他人の目というものは誠にあてにならないものなのだ。

ことり 小川洋子著



何者


朝井リョウという人、初の平成生まれの直木賞受賞者で、本作がその受賞作品。

3回生の終わりから始まる大学生の就活が描かれる。

学生時代から書き始めた人でつい昨年まではまだ学生をやっていた人だけに、ここに書かれていることは今日の就活の実態そのものなんだろう。

名刺を作り、大学でのサークルでの役職などを肩書きに載せ、大学OBの社会人と名刺交換をしてそれを人脈と呼び、そこからつながった就職担当者のメールアカウントから検索してSNSアカウントを見つけ、twitterで就職担当者に向けての情報を発信しようとする学生。
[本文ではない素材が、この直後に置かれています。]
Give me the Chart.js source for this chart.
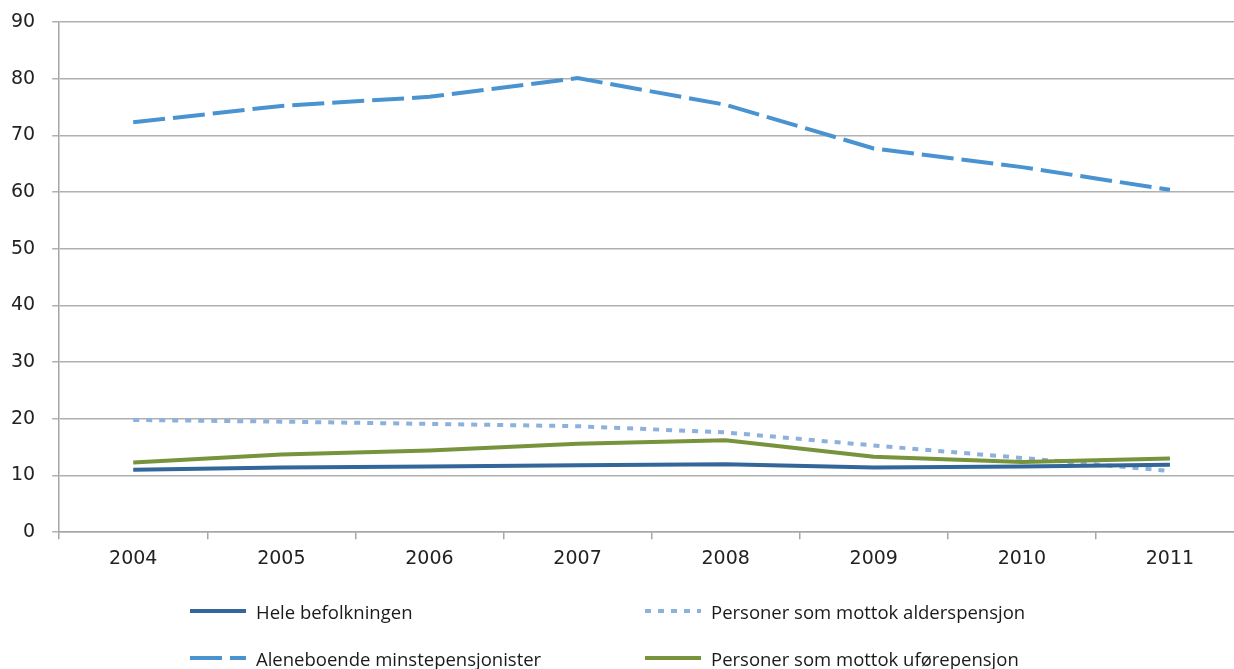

そうかと思えば、就活に何の意味がある?とばかりに開き直り、就活しない宣言をする人。
そう言っていた当人を別の就活学生が企業の試験会場で見かけたりする・・。

主人公君の同居人がおもしろいことを言っている。

名前も知られた大企業の内定をもらうことだけで、即、神様の如く尊敬を得られてしまう。
俺は単に就活という活動が得意だっただけなのに。

数学が得意、水泳が得意、料理が得意、陸上が得意、サッカーが得意、人それぞれに得意不得意があるだろうに、就活が得意なやつはそれだけで神様のようなまなざしを向けられ、不得意なやつは全否定されるっそれってどうなんだ、と。
本文を正確には覚えていないがそんな主旨の言葉だ。

内定をもらった人ももらってない人もまだまだ何も始まっちゃいない。
スタートラインにさえついていない。
何者にもなっていない。
それに気がついた彼は偉い!と思えてしまうほどに、それだけが人間の価値と思っている人があまりに多すぎる。

この本、就活のことを柱に置きながら、twitter、facebookといったSNSに依存する今日の学生のコミュニケーションの取り方というものにもスポットをあてている。

彼らは何故、誰かとあんなにつながっていたいんだろう。

twitterをはじめSNSで発信される言葉など、生身で話す言葉と比べればなんと表面的で薄っぺらいものか、彼ら自身が一番よくわかっているだろうに。